STATED PROBLEM: How many lines of the records hold the string "matplotlib"? Reply with the number alone.

⟨

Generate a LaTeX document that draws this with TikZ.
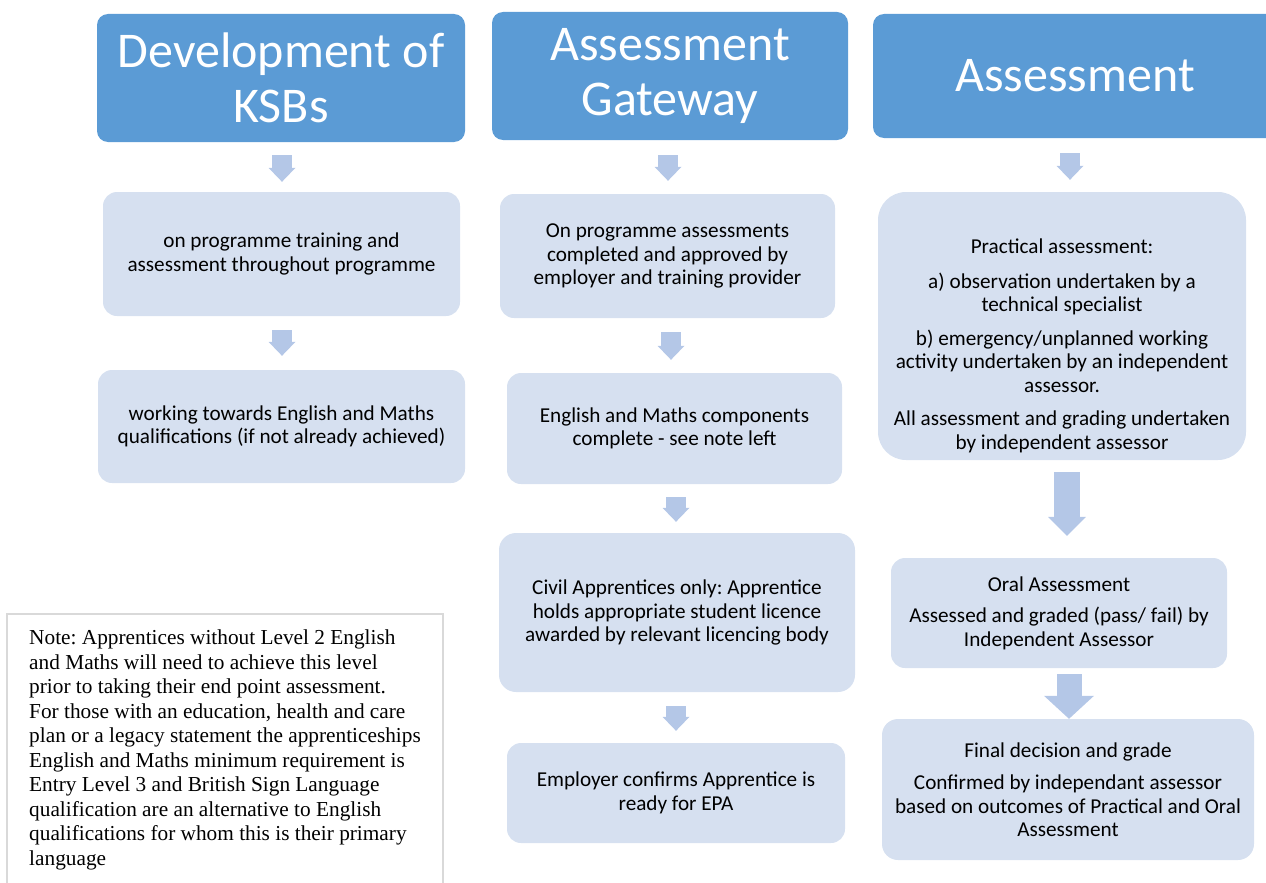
\documentclass[tikz,border=0pt]{standalone}
\usepackage{fontspec}
\setmainfont{Carlito}
\newfontfamily\notefont{Liberation Serif}
\usetikzlibrary{arrows.meta,calc}
\definecolor{hdrblue}{HTML}{5B9BD5}
\definecolor{boxblue}{HTML}{D6E0F0}
\definecolor{arrowblue}{HTML}{B4C7E7}
\definecolor{notegray}{HTML}{D9D9D9}
\frenchspacing

\begin{document}
\begin{tikzpicture}[x=1pt,y=-1pt,
	hdr/.style={fill=hdrblue,text=white,align=center,inner sep=0pt,rounded corners=11pt,
		font=\fontsize{50pt}{55pt}\selectfont},
	stage/.style={fill=boxblue,align=center,inner sep=0pt,rounded corners=14pt,
		font=\fontsize{21.2pt}{23.5pt}\selectfont},
	flow/.style n args={3}{draw=arrowblue,line width=#1,-{Triangle[width=#2,length=#3,line width=0pt]}},
	notebox/.style={draw=notegray,line width=2pt,align=left,minimum width=436pt,inner xsep=0pt,inner ysep=16pt,
		font=\notefont\fontsize{21.3pt}{24.5pt}\selectfont}]
	\clip (0,0) rectangle (1266,883);
	% headings
	\node[hdr,minimum width=368pt,minimum height=128pt] (hdrA) at (281,78) {Development of\\KSBs};
	\node[hdr,minimum width=356pt,minimum height=128pt] (hdrB) at (670,76) {Assessment\\Gateway};
	\node[hdr,minimum width=404pt,minimum height=124pt] (hdrC) at (1075,76) {Assessment};
	% column 1
	\node[stage,minimum width=357pt,minimum height=124pt] (boxA) at (281.5,254) {on programme training and\\assessment throughout programme};
	\node[stage,minimum width=367pt,minimum height=113pt] (boxB) at (281.5,426.5) {working towards English and Maths\\qualifications (if not already achieved)};
	% column 2
	\node[stage,minimum width=335pt,minimum height=124pt] (boxC) at (667.5,256) {On programme assessments\\completed and approved by\\employer and training provider};
	\node[stage,minimum width=335pt,minimum height=111pt] (boxD) at (674.5,428.5) {English and Maths components\\complete - see note left};
	\node[stage,minimum width=356pt,minimum height=159pt,rounded corners=17pt] (boxE) at (677,612.5) {Civil Apprentices only: Apprentice\\holds appropriate student licence\\awarded by relevant licencing body};
	\node[stage,minimum width=338pt,minimum height=100pt] (boxF) at (676,793) {Employer confirms Apprentice is\\ready for EPA};
	% column 3
	\node[stage,minimum width=368pt,minimum height=268pt,rounded corners=28pt] (boxG) at (1062,326) {};
	\node[stage,fill=none] (boxGtext) at ($(boxG)+(0,20)$) {Practical assessment:\\[11pt]
		a) observation undertaken by a\\technical specialist\\[10pt]
		b) emergency/unplanned working\\activity undertaken by an independent\\assessor.\\[10pt]
		All assessment and grading undertaken\\by independent assessor};
	\node[stage,minimum width=336pt,minimum height=110pt] (boxH) at (1059,613) {Oral Assessment\\[8pt]Assessed and graded (pass/ fail) by\\Independent Assessor};
	\node[stage,minimum width=372pt,minimum height=141pt,rounded corners=16pt] (boxI) at (1068,789.5) {Final decision and grade\\[9pt]Confirmed by independant assessor\\based on outcomes of Practical and Oral\\Assessment};
	% note
	\node[notebox,anchor=north west] (note) at (6,613) {Note: Apprentices without Level 2 English\\
		and Maths will need to achieve this level\\
		prior to taking their end point assessment.\\
		For those with an education, health and care\\
		plan or a legacy statement the apprenticeships\\
		English and Maths minimum requirement is\\
		Entry Level 3 and British Sign Language\\
		qualification are an alternative to English\\
		qualifications for whom this is their primary\\
		language};
	% arrows
	\draw[flow={20pt}{27pt}{14pt}] ($(hdrA.south)+(1,13)$) -- ($(hdrA.south |- boxA.north)+(1,-10)$);
	\draw[flow={20pt}{27pt}{14pt}] ($(boxA.south)+(0.5,14)$) -- ($(boxA.south |- boxB.north)+(0.5,-14)$);
	\draw[flow={20pt}{27pt}{14pt}] ($(hdrB.south)+(-2,15)$) -- ($(hdrB.south |- boxC.north)+(-2,-13)$);
	\draw[flow={20pt}{27pt}{14pt}] ($(boxC.south)+(3.5,14)$) -- ($(boxC.south |- boxD.north)+(3.5,-13)$);
	\draw[flow={20pt}{27pt}{14pt}] ($(boxD.south)+(1.5,13)$) -- ($(boxD.south |- boxE.north)+(1.5,-11)$);
	\draw[flow={20pt}{27pt}{14pt}] ($(boxE.south)+(-1,14)$) -- ($(boxE.south |- boxF.north)+(-1,-12)$);
	\draw[flow={20pt}{27pt}{14pt}] ($(hdrC.south)+(-5,15)$) -- ($(hdrC.south |- boxG.north)+(-5,-12)$);
	\draw[flow={26pt}{38pt}{19pt}] ($(boxG.south)+(5,12)$) -- ($(boxG.south |- boxH.north)+(5,-22)$);
	\draw[flow={25pt}{50pt}{23pt}] ($(boxH.south)+(10,6)$) -- ($(boxH.south |- boxI.north)+(10,0)$);
\end{tikzpicture}
\end{document}
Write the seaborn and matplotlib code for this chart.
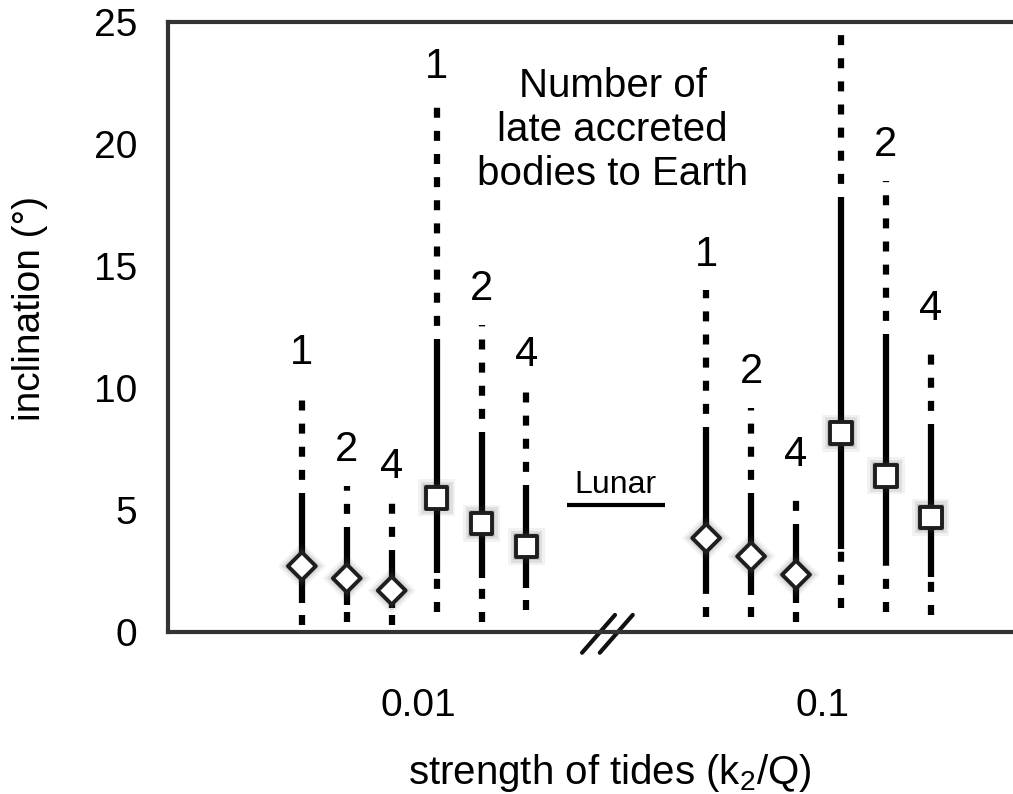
import numpy as np
import pandas as pd
import matplotlib.pyplot as plt
import seaborn as sns

# values (inclination in degrees)
tide_strength = ['0.01'] * 6 + ['0.1'] * 6
n_bodies = [1, 2, 4] * 4
setup = (['diamond'] * 3 + ['square'] * 3) * 2
incl_min = [0.3, 0.4, 0.3, 0.8, 0.4, 0.9, 0.6, 0.6, 0.4, 1.0, 0.8, 0.7]
incl_q1 = [1.2, 1.1, 1.0, 2.4, 2.2, 1.8, 1.7, 1.5, 1.2, 3.4, 3.0, 2.25]
incl_med = [2.7, 2.2, 1.7, 5.5, 4.45, 3.5, 3.85, 3.1, 2.35, 8.15, 6.4, 4.7]
incl_q3 = [5.3, 3.9, 2.95, 11.6, 7.8, 5.6, 8.0, 5.3, 4.0, 17.4, 11.8, 8.1]
incl_max = [10.0, 6.0, 5.3, 21.7, 12.6, 9.9, 14.0, 9.2, 5.8, 24.7, 18.5, 11.8]
tick_labels = ['0.01', '0.1']
lunar_incl = 5.2

df = pd.DataFrame({
    'tides': tide_strength,
    'bodies': n_bodies,
    'setup': setup,
    'lo': incl_min,
    'q1': incl_q1,
    'med': incl_med,
    'q3': incl_q3,
    'hi': incl_max,
})
# gap of three slots between the two tide groups
df['pos'] = np.arange(len(df)) + np.where(df.tides == '0.1', 3, 0)

sns.set_style('white')
plt.rcParams['font.family'] = ['Liberation Sans', 'DejaVu Sans']
for k in ['text.color', 'axes.labelcolor', 'xtick.color', 'ytick.color']:
    plt.rcParams[k] = 'black'

fig = plt.figure(figsize=(10.13, 7.94), dpi=100)
ax = fig.add_axes([168 / 1013, 1 - 632 / 794, 1 - 168 / 1013, 610 / 794])

dash = (0, (1.6, 2.1))
ax.vlines(df.pos, df.q3, df.hi, colors='black', lw=4.5, linestyles=dash)
ax.vlines(df.pos, df.lo, df.q1, colors='black', lw=4.5, linestyles=dash)
ax.vlines(df.pos, df.q1, df.q3, colors='black', lw=4.5)

mk = {'diamond': 'D', 'square': 's'}
sz = {'diamond': 200, 'square': 240}
# soft glow behind the markers
for scale, alpha in [(3.0, 0.07), (2.2, 0.11), (1.6, 0.16)]:
    sns.scatterplot(data=df, x='pos', y='med', style='setup', markers=mk,
                    size='setup', sizes={k: v * scale for k, v in sz.items()},
                    color='0.3', alpha=alpha, linewidth=0, legend=False, ax=ax, zorder=4)
sns.scatterplot(data=df, x='pos', y='med', style='setup', markers=mk,
                size='setup', sizes=sz,
                color='white', edgecolor='#1e1e1e', linewidth=2.8,
                legend=False, ax=ax, zorder=5)

for _, r in df.iterrows():
    y = r.hi + 1.45
    if y < 24.8:
        ax.text(r.pos, y, str(r.bodies), ha='center', va='center', fontsize=30)

ax.text(6.92, 20.57, 'Number of\nlate accreted\nbodies to Earth',
        ha='center', va='center', fontsize=29, linespacing=1.2)

ax.hlines(lunar_incl, 5.9, 8.08, color='black', lw=3)
ax.text(6.99, lunar_incl + 0.5, 'Lunar', ha='center', va='baseline', fontsize=23)

# axis break marks
for x0 in [0.490, 0.511]:
    ax.plot([x0, x0 + 0.039], [-0.034, 0.028], transform=ax.transAxes,
            clip_on=False, color='#111111', lw=3)

ax.set_xlim(-2.98, 15.83)
ax.set_ylim(0, 25)
ax.set_yticks(range(0, 26, 5))
centers = df.groupby('tides', sort=False).pos.mean().values + 0.1
ax.set_xticks(centers, tick_labels)

for s in ['left', 'bottom', 'top']:
    ax.spines[s].set_linewidth(3)
    ax.spines[s].set_color('#333333')
ax.spines['right'].set_visible(False)

ax.tick_params(axis='y', direction='in', length=8, width=2, color='#333333',
               labelsize=28, pad=22)
ax.tick_params(axis='x', length=0, labelsize=28, pad=40)

ax.set_ylabel('inclination (°)', fontsize=28)
ax.set_xlabel('strength of tides ($\\mathregular{k_2}$/Q)', fontsize=29, va='top')
ax.yaxis.set_label_coords(-0.142, 0.53)
ax.xaxis.set_label_coords(0.523, -0.197)

fig.savefig('out.png', dpi=100)
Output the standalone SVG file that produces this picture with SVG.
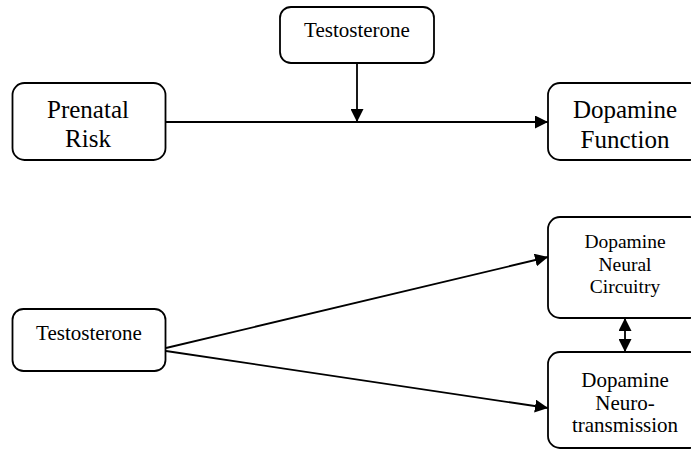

⟩

SOLUTION TO THE EXERCISE: 2